Deirdre Sugiuchi: This past week Donald Trump, who has been accused of sexual assault by more than 20 women, won the caucus in Iowa. His greatest support since 2016, has been from white evangelicals. Can you discuss his appeal for those not in the faith?

Sarah Stankorb: I don’t think there’s just one answer. The first time around, the 2016 election, I think it was a mix of a strongman sort of mentality. The promise of Supreme Court justices that would end Roe was an enormous component.

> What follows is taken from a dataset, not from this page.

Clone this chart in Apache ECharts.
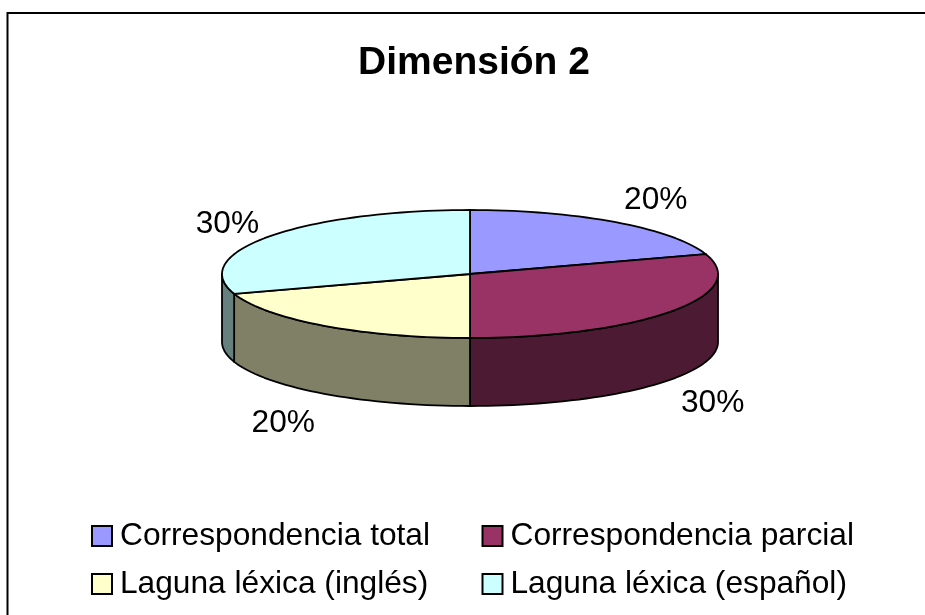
<!DOCTYPE html>
<html><head><meta charset="utf-8">
<style>html,body{margin:0;padding:0;background:#fff}#c{width:925px;height:615px}</style>
<script src="https://cdn.jsdelivr.net/npm/echarts@6/dist/echarts.min.js"></script>
</head><body><div id="c"></div>
<script>
const titleText = 'Dimensión 2';
const categories = ['Correspondencia total','Correspondencia parcial','Laguna léxica (inglés)','Laguna léxica (español)'];
const values = [20,30,20,30];
const topColors = ['#9999FF','#993366','#FFFFCC','#CCFFFF'];
const sideColors = ['#4D4D80','#4D1A33','#808066','#668080'];
const labelOffsets = [[40,-22],[42,24],[-41,29],[-42,-12]];
const DEPTH = 1.0625; // wall height, in units of the ellipse's vertical radius

const total = values.reduce((a,b)=>a+b,0);
const starts = []; let acc = 0;
values.forEach(v=>{starts.push(acc/total*Math.PI*2); acc+=v;});
const pt = (a,d)=>[Math.sin(a), Math.cos(a)-(d||0)];

function arcPts(a0,a1,d){
  const n = Math.max(2,Math.ceil((a1-a0)/(Math.PI/90))); const out=[];
  for(let i=0;i<=n;i++) out.push(pt(a0+(a1-a0)*i/n,d));
  return out;
}
function renderSlice(params,api){
  const i = params.seriesIndex;
  const a0 = starts[i], a1 = a0+values[i]/total*Math.PI*2;
  const co = p=>api.coord(p);
  const children = [];
  const line = {stroke:'#000',lineWidth:1.8,lineJoin:'round'};
  const s0 = Math.max(a0,Math.PI/2), s1 = Math.min(a1,Math.PI*1.5);
  if(s1>s0){
    const pts = arcPts(s0,s1,0).concat(arcPts(s0,s1,DEPTH).reverse()).map(co);
    children.push({type:'polygon',shape:{points:pts},style:Object.assign({fill:sideColors[i]},line)});
  }
  const top = [[0,0],...arcPts(a0,a1,0)].map(co);
  children.push({type:'polygon',shape:{points:top},style:Object.assign({fill:topColors[i]},line)});
  const mid=(a0+a1)/2, d = (mid>Math.PI/2&&mid<Math.PI*1.5)?DEPTH:0;
  const c = co(pt(mid,d));
  children.push({type:'text',style:{text:api.value(0)+'%',x:c[0]+labelOffsets[i][0],y:c[1]+labelOffsets[i][1],
    align:'center',verticalAlign:'middle',fill:'#000',font:'31.7px "Liberation Sans"'}});
  return {type:'group',children};
}
const chart = echarts.init(document.getElementById('c'),null,{renderer:'canvas'});
const legendBase = {orient:'vertical',icon:'rect',itemWidth:20,itemHeight:20,itemGap:16,
  selectedMode:false,textStyle:{fontFamily:'Liberation Sans',fontSize:31.7,color:'#000',padding:[0,0,0,3]},padding:0};
chart.setOption({
  animation:false,backgroundColor:'#fff',
  title:{text:titleText,left:474,top:44,textAlign:'center',padding:0,
    textStyle:{fontFamily:'Liberation Sans',fontWeight:'bold',fontSize:39,color:'#000'}},
  grid:{left:222,top:210,width:496,height:128,containLabel:false},
  xAxis:{type:'value',min:-1,max:1,show:false},
  yAxis:{type:'value',min:-1,max:1,show:false},
  legend:[
    Object.assign({},legendBase,{left:91,top:520,data:[categories[0],categories[2]]}),
    Object.assign({},legendBase,{left:481.5,top:520,data:[categories[1],categories[3]]})
  ],
  graphic:[{type:'rect',silent:true,shape:{x:7.5,y:13,width:925,height:615},style:{fill:'none',stroke:'#000',lineWidth:2}}],
  series:categories.map((name,i)=>({
    type:'custom',name,coordinateSystem:'cartesian2d',clip:false,silent:true,
    itemStyle:{color:topColors[i],borderColor:'#000',borderWidth:2},
    data:[[values[i]]],encode:{x:0,y:0},renderItem:renderSlice
  }))
});
</script></body></html>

We’re also including people who are part of the new Apostolic Reformation, which dwells quite a bit in the world of prophecy, that held on to prophecies about Donald Trump and really did see him as living out what God was promising for the country, to take it back for Christianity, which links it in with Christian nationalism.

But a lot of the people I’ve interviewed, and many who did count themselves as evangelicals up through 2016 , women who still had a lot of faith in their church leaders, as more abuse stories in the church came out, they expected that to be confronted.

When Donald Trump was so popular and so many allegations surfaced against him, for millions of young women raised to be pure, told that keeping their virginity was their highest goal, that it was the greatest gift they could give their husbands. and to see the allegations against Trump not taken seriously by their church leaders, I think that did pull many women women out of the church. What we have left is a population that is able to be tolerant of that. There is a segment that it’s kind of like this John Wayne, Christian masculinity thing, where we’re in a cultural war.

Like, “yeah, we won on abortion.” Now, the culture war is going after trans kids, and we have to win the culture war. We’re claiming this country for Christ, and I think when you compare someone like Biden, who is a Christian, to someone like Trump, when you have that culture war mentality, Trump is a far more attractive leader because he’s willing to fight.

Deirdre Sugiuchi: Over the past decade, women have ignited evangelical reckoning, but we’re also seeing this huge backlash enacted in the Supreme Court, with Roe, with separation of church and state being eroded. Where do you see things going from here?

Sarah Stankorb: Honestly, I’m not positive. Even just the period of the internet that I covered, a lot of it has changed. It’s more diffuse now. Twitter’s imploded. Blogs are what they are. A lot of people have moved over to TikTok. There’s a wider breadth of folks talking. It also creates more little segments for people to fall into.

I think it makes it more difficult to unify and organize together. I also think that the folks in leadership now in a lot of these ministries have learned the lesson of internet mobilization. They have their own internet mobilization teams, so when there is a story that surfaces, they can rally all of their friends to try to fight back against it.

What I will add, though, is I’ve talked to so many women who were raised to submit to people who ultimately showed themselves to be false prophets, and who dared so much by speaking out. There is a model for people who might be afraid, to be able to rally together and fight.